I am reminded of something the late and great educator and basketball player and Coach John Wooden said which was "don't mistake activity for achievement". On that note, I am reminded of the similar competition crusade undertaken by Canada's Chairman of the Competition Bureau. He too has aggressively prosecuted cases and embarrassingly lost a number of them. He has lobbied heavily to secure expanded powers as a result. The Bureau has been ordered to pay one of the biggest cost claims in history because of the loss sustained in an effort to block, delay and frustrate the acquisition of Shaw Communications by Rogers Communications. His bewildering and quixotic quest ended in January of 2024. He vowed however that "We will never compromise in our efforts to protect and promote competition for the benefit of Canadians". A lot of activity, a lot of losing, but hey, a "partial victory" I guess because he got some new powers to conduct his overreach. Stay tuned in the coming months and years to see how all of this plays out.


So, enough about that. Let's flip to a couple of recent decisions of the Canadian Radio-television and Telecommunications Commission (CRTC). First, we have an amended roadmap posted to the CRTC's web site but never announced which definitely would lead one to believe there has been lots of activity, albeit no achievement given the whole series of consultations and "engagements" will now be delayed by at least a year and not lead to a conclusion until 2026 at the earliest. So much for transparency and achievement in updating its woefully unsuitable frameworks.


Meanwhile as we wait for them to grapple with the internet age (said with some hope, but little faith) the CRTC granted relief to two broadcasters - CFCM-DT a television station in Québec City owned by Québecor Média Inc. and Corus Entertainment Inc, the largest independent provider of programming in Canada. Quebecor's application was filed almost a year ago and Corus' was eight months ago. These two broadcasters were granted relief but others were not. The CRTC seems to have granted relief to these two because of threats made by Quebecor about the ongoing viability of the station as is and the evident dire financial situation at Corus which is not good. In the face of an acknowledged failure of the framework to grapple with the internet age, which should but won't, call into question the usefulness of the framework at all, the CRTC has once again failed to address a systemic failure and instead engaged in some very late activity, but precious little achievement.

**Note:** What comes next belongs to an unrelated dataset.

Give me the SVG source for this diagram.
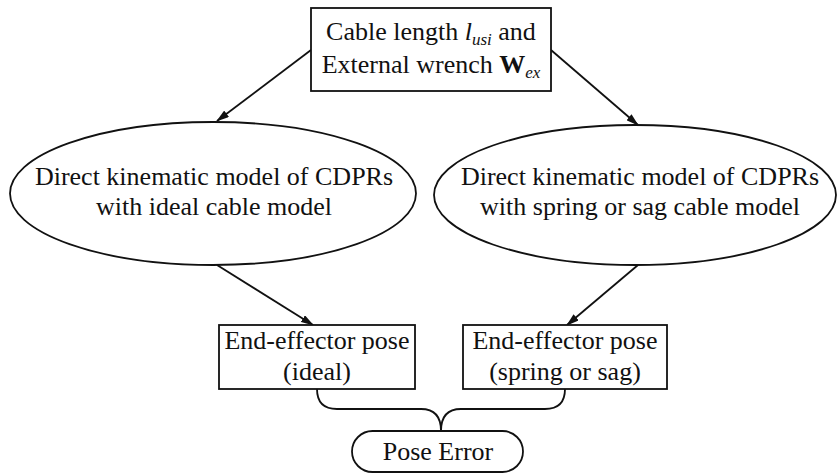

At least one of the reasons for delaying relief to others appears to be the CRTC's belief that there are near mythical advantages to ownership groups that are vertically integrated. There aren't really but the CRTC gives it a whirly anyway. Where it all falls apart however, is that Québecor Média is vertically integrated too. So, if the benefits of being vertically integrated are so salutary then why give Québecor relief but not BCE and Rogers? You may have to wait awhile for the answer to that puzzler says the CRTC.


So the commonality in all of this is that apparently the new age strategy is to engage in a lot of activity but not a lot of achievement and to proclaim partial victories and pretend we're winning while losing.